Work required | Exactly retype the lines from the top of the data through the line containing "736 V12 H1238", leaving out every picture.
○ ○ ○
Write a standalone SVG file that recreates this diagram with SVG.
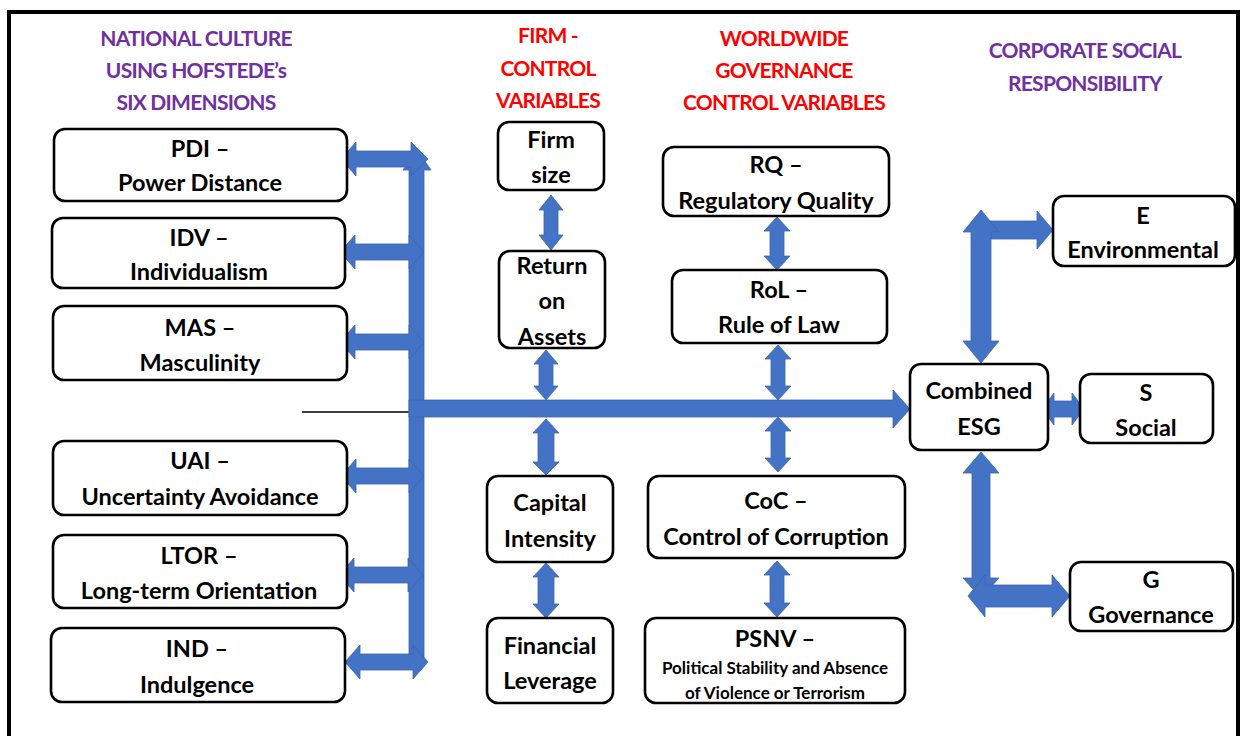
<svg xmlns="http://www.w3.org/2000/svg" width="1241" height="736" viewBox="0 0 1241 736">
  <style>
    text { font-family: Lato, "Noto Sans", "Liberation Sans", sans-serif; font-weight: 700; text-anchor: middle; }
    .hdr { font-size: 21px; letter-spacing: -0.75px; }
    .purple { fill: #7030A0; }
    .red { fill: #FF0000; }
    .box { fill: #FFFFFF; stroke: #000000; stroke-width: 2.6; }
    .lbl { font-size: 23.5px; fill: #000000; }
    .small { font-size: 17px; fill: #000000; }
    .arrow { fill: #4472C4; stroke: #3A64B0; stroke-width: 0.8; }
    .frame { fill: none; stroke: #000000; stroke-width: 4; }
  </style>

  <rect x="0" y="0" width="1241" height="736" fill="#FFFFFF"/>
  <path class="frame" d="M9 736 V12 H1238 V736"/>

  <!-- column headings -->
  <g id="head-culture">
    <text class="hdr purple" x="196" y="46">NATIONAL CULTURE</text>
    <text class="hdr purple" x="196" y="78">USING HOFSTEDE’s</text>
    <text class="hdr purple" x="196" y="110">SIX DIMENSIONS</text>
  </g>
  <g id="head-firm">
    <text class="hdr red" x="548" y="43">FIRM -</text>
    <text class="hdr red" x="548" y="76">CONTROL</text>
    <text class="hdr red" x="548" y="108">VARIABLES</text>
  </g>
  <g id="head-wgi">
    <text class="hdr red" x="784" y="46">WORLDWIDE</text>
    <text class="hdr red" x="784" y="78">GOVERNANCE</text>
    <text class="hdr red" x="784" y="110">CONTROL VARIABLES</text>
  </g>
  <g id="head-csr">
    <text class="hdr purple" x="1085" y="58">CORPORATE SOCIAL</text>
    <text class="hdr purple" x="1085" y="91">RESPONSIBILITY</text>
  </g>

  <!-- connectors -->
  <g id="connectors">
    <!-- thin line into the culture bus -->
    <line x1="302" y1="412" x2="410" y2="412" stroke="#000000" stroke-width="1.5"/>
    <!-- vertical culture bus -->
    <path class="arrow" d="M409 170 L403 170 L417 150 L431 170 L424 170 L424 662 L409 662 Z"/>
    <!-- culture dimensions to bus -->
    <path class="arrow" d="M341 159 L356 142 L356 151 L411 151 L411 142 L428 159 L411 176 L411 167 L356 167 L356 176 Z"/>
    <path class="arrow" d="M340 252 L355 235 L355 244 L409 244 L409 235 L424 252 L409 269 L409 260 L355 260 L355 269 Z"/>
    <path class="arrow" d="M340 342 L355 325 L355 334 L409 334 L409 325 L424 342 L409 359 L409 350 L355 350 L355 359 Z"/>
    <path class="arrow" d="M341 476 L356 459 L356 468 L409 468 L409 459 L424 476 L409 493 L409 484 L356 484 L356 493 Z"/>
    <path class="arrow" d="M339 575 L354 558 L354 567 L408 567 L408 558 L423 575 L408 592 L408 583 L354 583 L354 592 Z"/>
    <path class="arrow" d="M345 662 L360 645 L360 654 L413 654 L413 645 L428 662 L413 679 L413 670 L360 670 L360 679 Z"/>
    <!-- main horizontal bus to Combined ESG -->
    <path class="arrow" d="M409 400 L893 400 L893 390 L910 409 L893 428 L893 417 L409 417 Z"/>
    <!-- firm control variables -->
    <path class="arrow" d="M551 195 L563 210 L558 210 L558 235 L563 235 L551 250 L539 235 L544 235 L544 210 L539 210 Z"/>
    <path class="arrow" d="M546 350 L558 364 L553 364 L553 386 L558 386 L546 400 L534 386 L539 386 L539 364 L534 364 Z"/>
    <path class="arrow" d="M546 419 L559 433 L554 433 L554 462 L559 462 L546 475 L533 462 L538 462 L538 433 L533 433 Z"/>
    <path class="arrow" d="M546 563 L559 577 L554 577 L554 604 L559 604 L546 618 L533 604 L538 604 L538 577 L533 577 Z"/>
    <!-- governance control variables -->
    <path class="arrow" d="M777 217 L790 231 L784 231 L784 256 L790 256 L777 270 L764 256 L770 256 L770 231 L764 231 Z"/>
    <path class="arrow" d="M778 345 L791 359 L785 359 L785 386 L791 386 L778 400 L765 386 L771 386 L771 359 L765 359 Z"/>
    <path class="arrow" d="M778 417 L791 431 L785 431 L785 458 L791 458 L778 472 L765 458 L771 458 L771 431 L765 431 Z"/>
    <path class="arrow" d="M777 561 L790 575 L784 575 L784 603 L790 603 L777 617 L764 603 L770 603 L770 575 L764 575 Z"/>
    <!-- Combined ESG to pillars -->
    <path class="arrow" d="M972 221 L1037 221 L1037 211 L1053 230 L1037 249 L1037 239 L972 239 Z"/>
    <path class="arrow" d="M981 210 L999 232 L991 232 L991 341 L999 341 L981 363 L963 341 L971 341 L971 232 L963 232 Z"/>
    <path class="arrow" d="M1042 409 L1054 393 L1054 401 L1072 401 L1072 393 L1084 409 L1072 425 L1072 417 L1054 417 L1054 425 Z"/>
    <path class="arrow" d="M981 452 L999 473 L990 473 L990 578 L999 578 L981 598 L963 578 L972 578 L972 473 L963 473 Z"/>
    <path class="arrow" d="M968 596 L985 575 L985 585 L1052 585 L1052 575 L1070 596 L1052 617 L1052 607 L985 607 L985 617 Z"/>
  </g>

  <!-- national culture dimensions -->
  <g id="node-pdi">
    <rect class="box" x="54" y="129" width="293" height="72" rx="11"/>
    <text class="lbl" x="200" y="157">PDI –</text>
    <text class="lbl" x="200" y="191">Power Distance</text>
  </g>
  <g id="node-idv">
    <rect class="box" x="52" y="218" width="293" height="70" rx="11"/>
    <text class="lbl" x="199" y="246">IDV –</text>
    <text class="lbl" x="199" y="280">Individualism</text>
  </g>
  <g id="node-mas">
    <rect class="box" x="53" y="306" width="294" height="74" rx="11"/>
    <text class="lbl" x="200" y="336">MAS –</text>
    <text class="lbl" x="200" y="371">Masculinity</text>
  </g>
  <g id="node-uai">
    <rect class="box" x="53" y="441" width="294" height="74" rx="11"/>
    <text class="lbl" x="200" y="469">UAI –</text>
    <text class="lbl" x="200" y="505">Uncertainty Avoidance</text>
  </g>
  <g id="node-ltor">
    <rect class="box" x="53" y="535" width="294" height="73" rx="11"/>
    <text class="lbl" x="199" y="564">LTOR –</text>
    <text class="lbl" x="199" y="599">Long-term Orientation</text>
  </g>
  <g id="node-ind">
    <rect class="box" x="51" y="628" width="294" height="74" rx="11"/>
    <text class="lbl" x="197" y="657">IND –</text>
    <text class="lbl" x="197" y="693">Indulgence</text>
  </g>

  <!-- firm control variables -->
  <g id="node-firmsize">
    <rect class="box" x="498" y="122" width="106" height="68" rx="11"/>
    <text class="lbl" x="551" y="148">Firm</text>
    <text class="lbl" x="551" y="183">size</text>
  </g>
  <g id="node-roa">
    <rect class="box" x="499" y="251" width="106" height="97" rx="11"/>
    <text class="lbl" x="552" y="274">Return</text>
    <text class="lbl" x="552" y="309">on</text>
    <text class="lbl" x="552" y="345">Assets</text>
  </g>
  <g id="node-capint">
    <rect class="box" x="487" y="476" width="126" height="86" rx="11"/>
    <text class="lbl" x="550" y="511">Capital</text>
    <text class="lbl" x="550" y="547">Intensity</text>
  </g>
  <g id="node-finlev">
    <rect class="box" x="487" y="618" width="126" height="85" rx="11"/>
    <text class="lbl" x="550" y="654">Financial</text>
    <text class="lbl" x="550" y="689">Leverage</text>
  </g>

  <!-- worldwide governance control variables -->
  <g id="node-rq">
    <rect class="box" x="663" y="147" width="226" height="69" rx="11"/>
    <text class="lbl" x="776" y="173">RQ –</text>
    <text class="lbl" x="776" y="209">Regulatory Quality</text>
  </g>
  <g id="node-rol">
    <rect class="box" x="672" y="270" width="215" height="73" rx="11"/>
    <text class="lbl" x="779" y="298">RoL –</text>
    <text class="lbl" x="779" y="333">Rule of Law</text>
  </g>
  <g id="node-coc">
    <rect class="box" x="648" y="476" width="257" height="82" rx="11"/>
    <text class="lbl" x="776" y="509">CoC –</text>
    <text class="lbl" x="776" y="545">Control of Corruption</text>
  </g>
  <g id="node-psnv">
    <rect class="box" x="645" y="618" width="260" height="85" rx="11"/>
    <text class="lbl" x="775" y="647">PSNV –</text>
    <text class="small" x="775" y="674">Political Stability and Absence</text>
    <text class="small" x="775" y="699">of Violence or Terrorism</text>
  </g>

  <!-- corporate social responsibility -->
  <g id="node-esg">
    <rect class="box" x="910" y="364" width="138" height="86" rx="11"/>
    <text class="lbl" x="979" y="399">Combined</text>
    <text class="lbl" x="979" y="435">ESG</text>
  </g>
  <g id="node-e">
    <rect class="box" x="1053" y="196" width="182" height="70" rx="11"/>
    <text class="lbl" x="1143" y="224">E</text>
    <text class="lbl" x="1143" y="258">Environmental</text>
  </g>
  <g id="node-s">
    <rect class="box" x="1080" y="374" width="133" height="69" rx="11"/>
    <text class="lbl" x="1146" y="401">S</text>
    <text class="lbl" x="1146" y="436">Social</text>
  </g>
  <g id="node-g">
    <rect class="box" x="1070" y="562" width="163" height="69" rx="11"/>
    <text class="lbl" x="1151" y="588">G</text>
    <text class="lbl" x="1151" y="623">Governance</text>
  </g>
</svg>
○ ○ ○
Expected answer |
Write a standalone SVG file that recreates this diagram with SVG.
<svg xmlns="http://www.w3.org/2000/svg" width="1241" height="736" viewBox="0 0 1241 736">
  <style>
    text { font-family: Lato, "Noto Sans", "Liberation Sans", sans-serif; font-weight: 700; text-anchor: middle; }
    .hdr { font-size: 21px; letter-spacing: -0.75px; }
    .purple { fill: #7030A0; }
    .red { fill: #FF0000; }
    .box { fill: #FFFFFF; stroke: #000000; stroke-width: 2.6; }
    .lbl { font-size: 23.5px; fill: #000000; }
    .small { font-size: 17px; fill: #000000; }
    .arrow { fill: #4472C4; stroke: #3A64B0; stroke-width: 0.8; }
    .frame { fill: none; stroke: #000000; stroke-width: 4; }
  </style>

  <rect x="0" y="0" width="1241" height="736" fill="#FFFFFF"/>
  <path class="frame" d="M9 736 V12 H1238 V736"/>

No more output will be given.